|Earldom of Northesk|
|Creation date||1 November 1647|
|Peerage||Peerage of Scotland|
|First holder||John Carnegie|
|Present holder||Patrick Carnegy, 15th Earl|
|Heir presumptive||Hon. Colin Carnegy|
|Remainder to||the 1st Earl’s heirs male forever|
|Subsidiary titles||Lord Rosehill and Inglismaldie|
|Former seat(s)||Ethie Castle|
|Motto||TACHÉ SANS TACHÉ |
(Spot without stain)
Earl of Northesk is a title in the Peerage of Scotland. It was created in 1662 for John Carnegie, who notably served as Sheriff of Forfarshire. He was given the subsidiary title of Lord Rosehill and Eglismauldie (or Inglismaldie) at the same time. Carnegie had already been created Earl of Ethie and Lord Lour in 1647 but relinquished those titles in exchange for the 1662 creations. For the purposes of precedence and seniority, the earldom of Northesk is treated as having been created in 1647, the date of the creation of the earldom of Ethie.
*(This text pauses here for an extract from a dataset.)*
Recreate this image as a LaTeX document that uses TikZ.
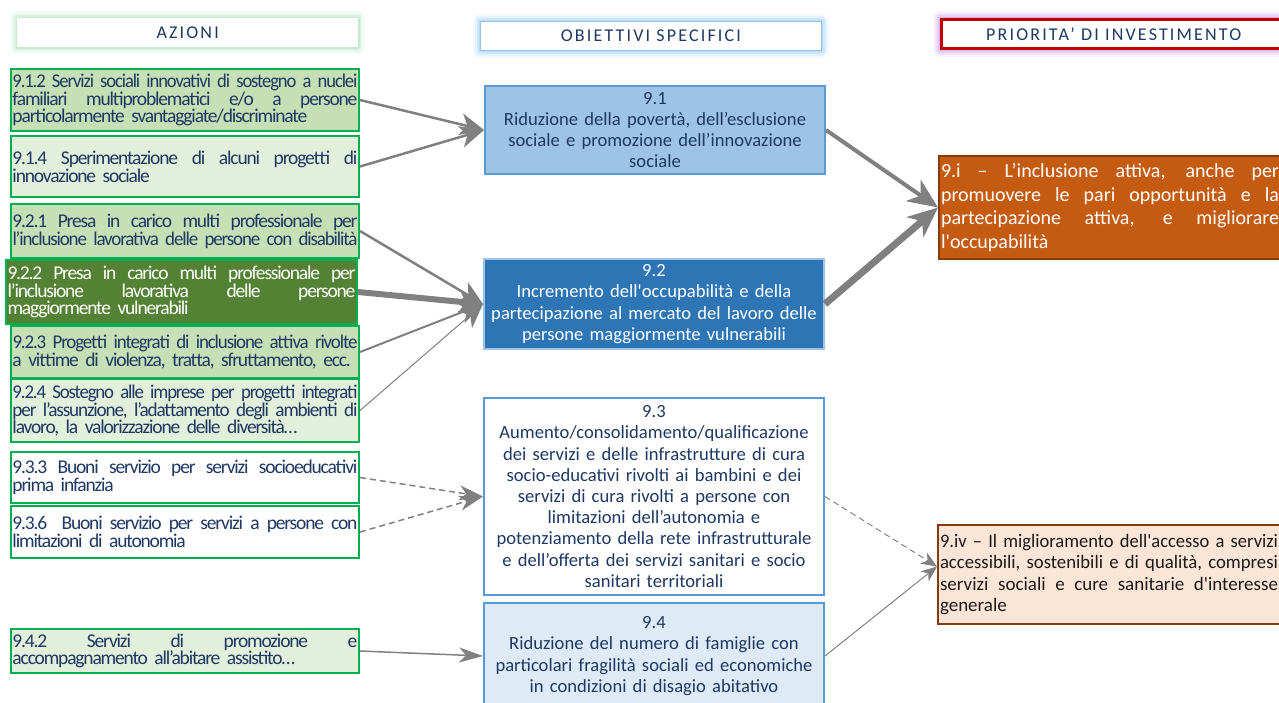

Lord Northesk's great-grandson, the fourth Earl, sat in the House of Lords as a Scottish representative peer from 1708 to 1715. His younger son, the sixth Earl, was an admiral in the Royal Navy. He was succeeded by his son, the seventh Earl. He was also an admiral in the navy and was third in command at the Battle of Trafalgar. Lord Northesk was also a Scottish representative peer between 1796 and 1807 and 1830 and 1831. His grandson, the ninth Earl, was a Scottish representative peer from 1885 to 1891. He was succeeded by his son, the tenth Earl, who served as a Scottish representative peer from 1900 to 1921. His son, the eleventh Earl, was a Scottish representative peer from 1959 to 1963, when all Scottish peers were given an automatic seat in the House of Lords.
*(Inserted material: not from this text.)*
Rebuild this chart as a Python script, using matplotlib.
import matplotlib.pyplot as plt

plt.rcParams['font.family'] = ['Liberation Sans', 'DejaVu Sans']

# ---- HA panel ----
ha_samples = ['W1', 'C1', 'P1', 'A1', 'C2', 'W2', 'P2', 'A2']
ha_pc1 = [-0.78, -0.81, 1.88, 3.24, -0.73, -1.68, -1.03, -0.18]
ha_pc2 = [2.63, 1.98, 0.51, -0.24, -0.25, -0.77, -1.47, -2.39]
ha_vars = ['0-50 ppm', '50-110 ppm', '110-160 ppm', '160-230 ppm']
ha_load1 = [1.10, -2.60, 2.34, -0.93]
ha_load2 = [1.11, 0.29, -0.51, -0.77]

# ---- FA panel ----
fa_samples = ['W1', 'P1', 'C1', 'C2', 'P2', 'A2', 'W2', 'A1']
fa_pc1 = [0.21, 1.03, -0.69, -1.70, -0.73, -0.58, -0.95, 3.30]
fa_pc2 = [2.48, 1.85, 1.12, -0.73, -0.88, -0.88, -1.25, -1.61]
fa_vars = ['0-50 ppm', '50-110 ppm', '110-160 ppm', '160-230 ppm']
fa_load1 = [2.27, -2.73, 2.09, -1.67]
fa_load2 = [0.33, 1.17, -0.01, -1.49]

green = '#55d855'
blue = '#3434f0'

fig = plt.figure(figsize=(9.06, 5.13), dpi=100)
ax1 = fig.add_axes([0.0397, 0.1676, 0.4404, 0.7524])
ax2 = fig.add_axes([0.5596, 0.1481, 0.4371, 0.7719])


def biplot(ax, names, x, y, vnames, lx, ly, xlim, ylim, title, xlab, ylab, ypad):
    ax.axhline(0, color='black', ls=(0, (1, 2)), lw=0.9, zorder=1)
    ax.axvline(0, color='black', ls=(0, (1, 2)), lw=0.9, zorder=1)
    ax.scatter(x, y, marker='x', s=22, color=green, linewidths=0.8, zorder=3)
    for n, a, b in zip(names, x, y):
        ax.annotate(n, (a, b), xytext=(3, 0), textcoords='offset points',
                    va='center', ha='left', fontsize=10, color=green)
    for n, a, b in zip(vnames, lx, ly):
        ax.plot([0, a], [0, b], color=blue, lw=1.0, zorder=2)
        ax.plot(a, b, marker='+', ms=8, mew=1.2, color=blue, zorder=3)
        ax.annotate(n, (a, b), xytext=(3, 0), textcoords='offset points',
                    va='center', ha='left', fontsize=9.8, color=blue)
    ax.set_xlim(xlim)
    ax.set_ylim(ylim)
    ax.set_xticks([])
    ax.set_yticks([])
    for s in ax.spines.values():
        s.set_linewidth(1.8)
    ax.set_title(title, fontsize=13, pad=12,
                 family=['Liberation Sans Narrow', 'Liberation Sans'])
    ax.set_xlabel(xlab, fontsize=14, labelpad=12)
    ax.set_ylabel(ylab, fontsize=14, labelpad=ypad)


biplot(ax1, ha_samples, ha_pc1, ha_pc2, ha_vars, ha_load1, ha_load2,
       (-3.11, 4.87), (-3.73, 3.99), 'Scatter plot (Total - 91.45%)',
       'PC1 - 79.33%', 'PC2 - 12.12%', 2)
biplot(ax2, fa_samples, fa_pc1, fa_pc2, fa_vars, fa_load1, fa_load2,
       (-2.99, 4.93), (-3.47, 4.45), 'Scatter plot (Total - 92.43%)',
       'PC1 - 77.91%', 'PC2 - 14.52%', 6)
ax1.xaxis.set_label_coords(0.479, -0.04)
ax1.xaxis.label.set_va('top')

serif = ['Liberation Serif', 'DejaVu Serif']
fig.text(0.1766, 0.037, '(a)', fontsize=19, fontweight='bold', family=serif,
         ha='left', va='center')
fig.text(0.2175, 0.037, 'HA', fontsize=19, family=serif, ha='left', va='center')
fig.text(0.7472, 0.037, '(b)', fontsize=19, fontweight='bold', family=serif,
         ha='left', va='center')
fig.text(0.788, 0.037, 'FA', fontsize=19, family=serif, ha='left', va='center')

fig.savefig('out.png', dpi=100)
The eleventh Earl was succeeded by his first cousin, the twelfth Earl. He was the son of the Hon. Douglas Carnegie, second son of the ninth Earl. The fourteenth Earl was one of the ninety elected hereditary peers that were allowed to remain in the House of Lords after the passing of the House of Lords Act 1999, and sat on the Conservative benches. When he died without surviving male issue in 2010, the line of the third Earl failed, and the titles passed to his eighth cousin once removed, the fifteenth Earl, who is a writer and a descendant of the second Earl.
David Carnegie, 1st Earl of Southesk, was the elder brother of the first Earl. Another member of the Carnegie/Carnegy family was Elizabeth Carnegy, Baroness Carnegy of Lour. She was a descendant of the Hon. Patrick Carnegie of Lour, third son of the second Earl of Northesk, and a great-great-granddaughter of Major-General Alexander Carnegie (1793–1862) through his first son, making her a third cousin of the fifteenth Earl.
The earldom is named after the River North Esk in Angus. The family seat was Ethie Castle, near Arbroath, Scotland.
The heir presumptive is the present holder's brother, Colin David Carnegy (born 1942).
The heir presumptive's heir apparent is his son, Charles Alexander Carnegy (born 1975).
The heir presumptive's heir apparent's heir apparent is Patrick James Frederick Alexander Carnegy (born 2014).